Palestinians to submit first file to ICC next week

A Palestinian woman debates with Israeli soldiers during a protest against the expansion of the Elon Moreh Israeli settlement in the village of Salem near Nablus on the West Bank.

A Palestinian woman debates with Israeli soldiers during a protest against the expansion of the Elon Moreh Israeli settlement in the village of Salem near Nablus on the West Bank.


The Palestinians will next week submit their first file to the International Criminal Court in their bid to open criminal proceedings against Israel, an official said on Thursday.

The move is part of an increased focus on diplomatic manoeuvring and appeals to international bodies by the Palestinians, who have been frustrated by a lack of progress in ending the Israeli occupation and creating their own independent state.

The file is to be handed to ICC chief prosecutor Fatou Bensouda on June 25, and will detail alleged violations of international law by the Jewish state, Palestinian foreign ministry official Ammar Hijazi told reporters in the West Bank city of Ramallah.

On April 1, the Palestinians formally joined the ICC with the goal of trying Israeli leaders for alleged abuses during last summer’s war in the Gaza Strip, and alleged crimes relating to the occupation of the West Bank and east Jerusalem.

The file is “only general, it’s only statistical”, Hijazi said.

“But it certainly draws a grim picture of what Israel is doing and why we think that there are reasonable grounds… for the prosecutor to start (her) investigations.”

It does not refer to specific incidents, but the Palestinians will submit such details in future if Bensouda decides to proceed with inquiries, he said.

Bensouda’s office has opened a preliminary examination into Palestinian claims, starting from June 2014.

Earlier this year, as the Palestinians were putting their accession to the ICC in motion, president Mahmud Abbas sent documents to the court authorising the prosecutor to investigate alleged crimes that took place in Palestinian territories since June 13, 2014.

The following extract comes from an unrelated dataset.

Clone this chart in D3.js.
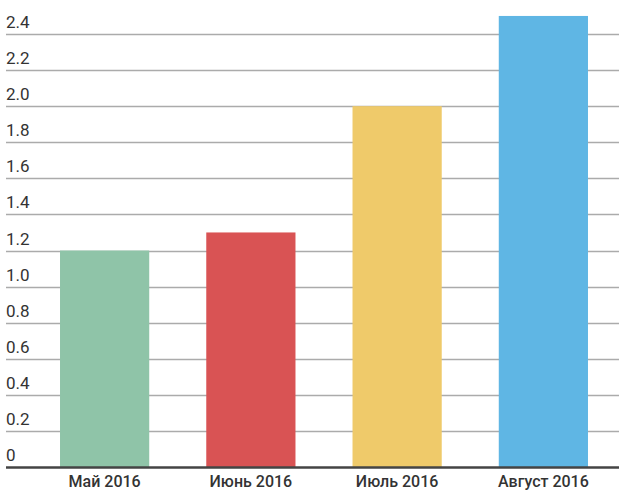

The unrest in June last year escalated to the summer war between Israel and Hamas, which killed about 2,200 Palestinians and 73 on the Israeli side.

Bensouda has also said she is weighing opening war crimes investigations into the Palestinians themselves, with groups such as the Islamist movement Hamas, which rules Gaza, potentially under the spotlight.

Among the more controversial events of the Gaza war was Israel’s bombing of UN schools being used as shelters for the displaced.

Israel says it was forced to carry out the strikes because Hamas used them to store weapons or fire rockets at Israel.

The ICC, set up in 2002, is the world’s only permanent independent body to try the most serious crimes of concern to the international community.